All the charms are now stitched - at least to the point where any additional stitching will be as quilting. - and the ideas for what and how to attach them to continue to come. I dug around in my batting stash (yes, I have a batting stash too) and found some that is a dense polyester fleece. After some hemming and hawing, I decided the charms need something between them and the seams in the background. I will quilt just through the charm and batting, with the dark green thread, and probably finish the edges with satin stitch too before I sewing it to the background.

4 comments:

June said...

I think I'm confused about "charms."
What are they -- which are they? Is it the whole thing -- a kind of challenge? Or the leaf shapes?

Anyway, you chose well on the thread (as you know). Isn't it fun when it works. And I think that with stitching, more is the only way to go. You can't begin to tell what's working until you get a good deal done. For me, of course, that's about 20 miles of thread. But I'm considering changing my ways and working smaller. It might be time.

The Idaho Beauty said...

Sorry, June, for the jargon. I refer to the squares of hand-dyed fabric that I used for the stamping project as "charms" because that is what they started out as - from the business Judi and I had. If you are a traditional quilter (which you are not!) you would know that a charm square refers to precut squares bundled for sale. We chose to cut our bundles at 5 inches since that seemed to be the most popular size showing up in patterns and books. It's a little like the current craze of "jelly rolls" - it allows a quilter to add a lot of different prints or colors to their stash without much thought or outlay, then creates a market for new books to tell the quilter just what to do with them. I guess it all started with the fat quarter and kept getting smaller!

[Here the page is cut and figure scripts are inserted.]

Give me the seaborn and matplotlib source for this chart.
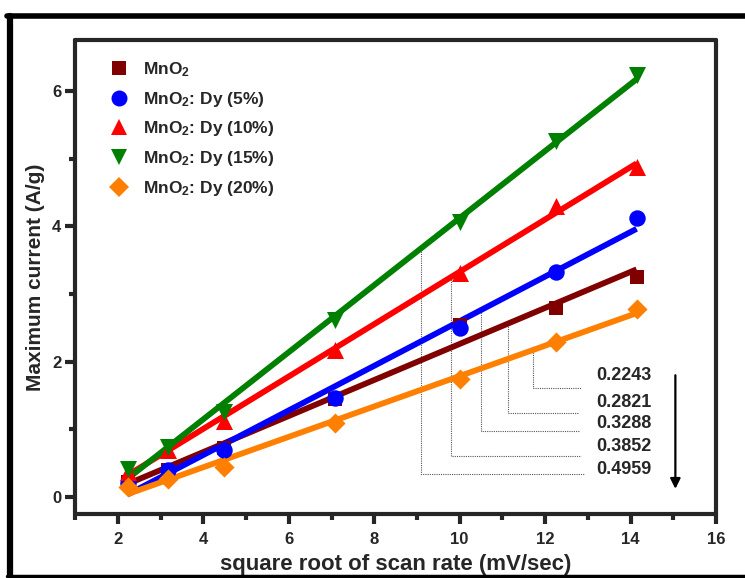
import numpy as np
import pandas as pd
import matplotlib
matplotlib.use("Agg")
import matplotlib.pyplot as plt
from matplotlib.lines import Line2D
from matplotlib.ticker import MultipleLocator
import seaborn as sns

# ---- data ----
sqrt_scan = [2.236, 3.162, 4.472, 7.071, 10.0, 12.247, 14.142]
series_names = ["MnO$_{2}$", "MnO$_{2}$: Dy (5%)", "MnO$_{2}$: Dy (10%)",
                "MnO$_{2}$: Dy (15%)", "MnO$_{2}$: Dy (20%)"]
mno2 = [0.22, 0.40, 0.72, 1.45, 2.55, 2.80, 3.26]
dy5 = [0.20, 0.40, 0.69, 1.46, 2.50, 3.32, 4.13]
dy10 = [0.37, 0.69, 1.13, 2.18, 3.31, 4.30, 4.88]
dy15 = [0.42, 0.74, 1.26, 2.62, 4.06, 5.27, 6.24]
dy20 = [0.15, 0.27, 0.44, 1.09, 1.75, 2.29, 2.78]
series_values = [mno2, dy5, dy10, dy15, dy20]
colors = ["#800000", "#0000FF", "#FF0000", "#008000", "#FF8000"]
markers = ["s", "o", "^", "v", "D"]
marker_sizes = [105, 140, 150, 150, 105]
legend_msizes = [10, 11.5, 12, 12, 10.5]

slope_labels = ["0.2243", "0.2821", "0.3288", "0.3852", "0.4959"]
# series index each slope label belongs to
slope_series = [4, 0, 1, 2, 3]
leader_x = [11.72, 11.13, 10.50, 9.79, 9.09]
leader_y = [1.61, 1.24, 0.97, 0.60, 0.34]
leader_xend = [12.85, 12.80, 12.80, 12.85, 12.90]
label_y = [1.80, 1.39, 1.08, 0.75, 0.41]
label_x = 13.2

x_ticks = [2, 4, 6, 8, 10, 12, 14, 16]
y_ticks = [0, 2, 4, 6]

df = pd.DataFrame({
    "x": np.tile(sqrt_scan, len(series_names)),
    "y": np.concatenate(series_values),
    "s": np.repeat(series_names, len(sqrt_scan)),
})

sns.set_style("ticks")
plt.rcParams["font.family"] = ["Liberation Sans", "DejaVu Sans"]
plt.rcParams["font.weight"] = "bold"
plt.rcParams["mathtext.fontset"] = "custom"
plt.rcParams["mathtext.rm"] = "Liberation Sans:bold"
plt.rcParams["mathtext.bf"] = "Liberation Sans:bold"
plt.rcParams["mathtext.it"] = "Liberation Sans:bold"

fig = plt.figure(figsize=(7.45, 5.78), dpi=100)
ax = fig.add_axes([0.101, 0.111, 0.860, 0.820])

for i, name in enumerate(series_names):
    sub = df[df["s"] == name]
    sns.regplot(data=sub, x="x", y="y", ax=ax, ci=None, color=colors[i],
                marker=markers[i],
                scatter_kws=dict(s=marker_sizes[i], linewidths=0, alpha=1, zorder=3),
                line_kws=dict(lw=4.2, zorder=2, solid_capstyle="butt"))

# leader lines to slope labels
for k, si in enumerate(slope_series):
    p = np.polyfit(sqrt_scan, series_values[si], 1)
    ytop = np.polyval(p, leader_x[k])
    ax.plot([leader_x[k], leader_x[k], leader_xend[k]],
            [ytop, leader_y[k], leader_y[k]],
            color="#555555", lw=0.8, ls=(0, (1, 1)), zorder=1)
    ax.text(label_x, label_y[k], slope_labels[k], fontsize=13,
            fontweight="bold", va="center", ha="left")

ax.annotate("", xy=(15.05, 0.12), xytext=(15.05, 1.80),
            arrowprops=dict(arrowstyle="-|>", color="black", lw=1.6,
                            mutation_scale=15, shrinkA=0, shrinkB=0))

ax.set_xlim(1, 16)
ax.set_ylim(-0.25, 6.76)
ax.set_xticks(x_ticks)
ax.set_yticks(y_ticks)
ax.xaxis.set_minor_locator(MultipleLocator(1))
ax.yaxis.set_minor_locator(MultipleLocator(1))
ax.tick_params(which="major", direction="out", length=7, width=3,
               labelsize=12, pad=3)
ax.tick_params(axis="x", which="major", pad=6)
ax.tick_params(which="minor", direction="out", length=4, width=3)
for lab in ax.get_xticklabels() + ax.get_yticklabels():
    lab.set_fontweight("bold")
for sp in ax.spines.values():
    sp.set_visible(True)
    sp.set_linewidth(3)
    sp.set_capstyle("round")

ax.set_xlabel("square root of scan rate (mV/sec)", fontsize=16,
              fontweight="bold", labelpad=5)
ax.set_ylabel("Maximum current (A/g)", fontsize=15,
              fontweight="bold", labelpad=5)

handles = [Line2D([], [], ls="none", marker=markers[i], color=colors[i],
                  markersize=legend_msizes[i], markeredgewidth=0)
           for i in range(len(series_names))]
ax.legend(handles, series_names, loc="upper left",
          bbox_to_anchor=(0.025, 0.99), frameon=False,
          handletextpad=0.7, labelspacing=0.62, handlelength=1.4,
          prop=dict(weight="bold", size=12.5))

# outer frame (top, left, bottom)
fig.add_artist(Line2D([0.01, 1.05], [0.972, 0.972], color="black", lw=4,
                      transform=fig.transFigure))
fig.add_artist(Line2D([0.013, 0.013], [0.005, 0.972], color="black", lw=4.5,
                      transform=fig.transFigure))
fig.add_artist(Line2D([0.01, 1.05], [0.004, 0.004], color="black", lw=2.5,
                      transform=fig.transFigure))

fig.savefig("out.png", dpi=100)
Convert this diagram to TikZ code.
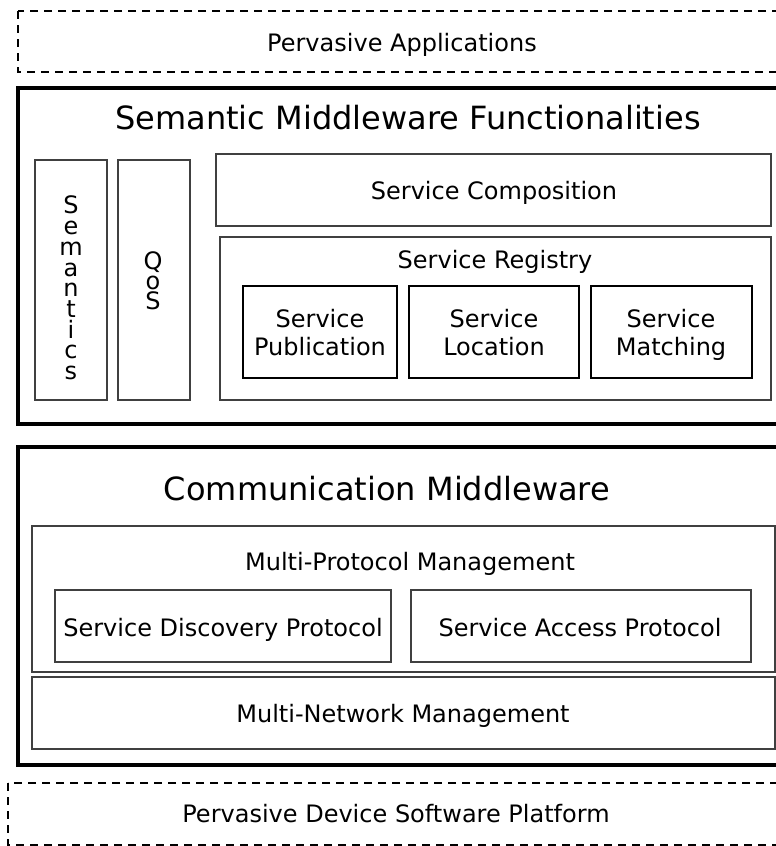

Thanks for your encouragement on the stitching. I'm beginning to think that part of my recent blah feeling about my work is due to how little stitch I've been using. I recognized a need, after all those little minimalist minis, to put more stitch in my work. And indeed, I am much more excited about these as more and more stitch gets incorporated. It's the pendulum thing, I guess - even Michael James admits to some swinging over the years!

June said...

Ah, thanks Sheila. I learn something new every day. Actually I learn more than one thing new every day, but that's merely the sign of my vast ignorance:-)

I shall try to remember: Charm, charm, charm -- 5" square, 5" square, five inch square.

The Idaho Beauty said...

Last night, lying in bed (isn't this where we always remember what we should have said earlier?), it occurred to me that those charm packs come from an older tradition which you may have heard of. Charm quilts were very popular in the late 1800s, typically made of one-patch patterns such as hexagons or diamond shapes, each patch of a different fabric if it were to be a true charm quilt, hundreds of individual fabric designs. This example from the Quilt Index site is very much like one in my collection (yes, I have a collection of antique quilts - you're probably not surprised). http://tinyurl.com/4f4myjn

Hey, if we didn't learn one or two new things a day, wouldn't life get rather dull?